Disclaimer: Sausages feature heavily in this post.
Munich is famous for its hearty food and good beer, yet in my previous posts I have only mentioned one restaurant, but more for its history than its menu.
When I first started travelling, I used to feel a little self-conscious about eating alone; as if everyone was staring at me thinking “loser”, or feeling sorry for me as I had no one to eat with, which I guess is kind of true.
After a while though I got used to it, and a bonus in German beer halls is that after a few drinks, you’re always more than likely to start talking to the people around you.
Being in Munich for almost five days, I had to chance to visit a variety of different places and experience some great food, drink and atmospheres. I won’t be able to talk about every place I visited as there were far too many, but will pick out the places that to me were the most memorable.
Ratskeller am Marienplatz
Ratskeller was the first restaurant I ate at in Munich, conveniently located in Munich’s main square (Marienplatz).
Ratskeller isn’t just famous for its great food but also its quirky setting; located in the basement of the city’s new town hall (Neues Rathaus).
The 19th century murals, imposing stone columns and stained glass, created the perfect atmosphere to accompany my meal.
I decided my first meal had to be as German as possible, so ordered the Grillwürstl Schmankerl. This turned out to be what was essentially a plate filled with a range of Bavarian speciality sausages, mashed potato and sauerkraut, all I can say is; I wasn’t disappointed.
Ratskeller was a highlight for me and is a must for any food fan visiting Munich.
It was so good, I even went back…
Hofbräuhaus am Platzl
If you’re only going to visit one beer hall in Munich, then make it this one.
Even though it’s essentially just a beer hall, the Hofbräuhaus is one of Munich’s most popular tourist attractions, and it’s easy to see why.
When I first entered Hofbräuhaus, it came across as a little bit commercialised, but I soon found that wasn’t the case (apart from the gift shop obviously). Thankfully, the hall has kept all of it traditional features, from the Oompah band and communal benches, to the giant pretzels (which are amazing).
I’m not usually a fan of dark beers, but Hofbräuhaus’ home brewed Dunkelbier was one of the best beers I sampled in Munich; in fact all of their home brews were so good I ended up having way too many of each most days.
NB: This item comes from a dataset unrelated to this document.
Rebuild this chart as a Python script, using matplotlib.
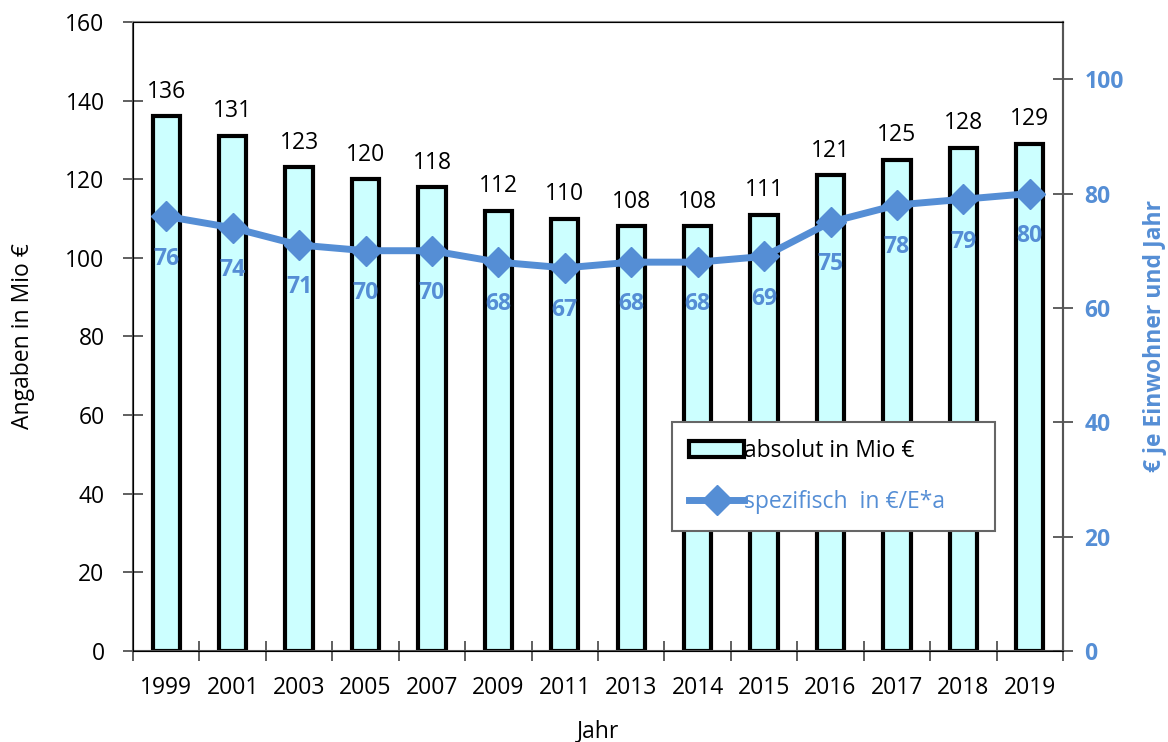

This was one of the few places that did feel a little less traditional than all the other places I visited but that didn’t take anything away from the food. As in Ratskeller, I again opted for the German sausage plate (surprise!).
I wasn’t feeling too great before ordering if I’m honest, as it had been quite a long day of too much sun and possibly (definitely) too much alcohol. The food here though didn’t let me down and I definitely recommend a visit!
I have to be honest though, the food here didn’t live up to what I experienced at Ratskeller, but definitely makes the list as one of the best meals I had in Munich!
I visited Schneider Bräuhaus just before leaving Munich on the back of a recommendation from a local tour guide; they claimed this place was where the best wheat beer in Munich could be found.
Schneider Bräuhaus was definitely traditional German dining at its best with no pretence. The restaurant is full of dark wood tables and benches long enough to fit about 10 people.
Over the previous four days, having eaten sausage with almost every meal , I decided to opt for something different, so went with the roast pork and potato dumplings instead.
The tour guide’s recommendation couldn’t have been more accurate, this place really did serve great wheat beer, and not forgetting the food too!
In my opinion, this place and Ratskeller were definitely my favourite food spots in Munich.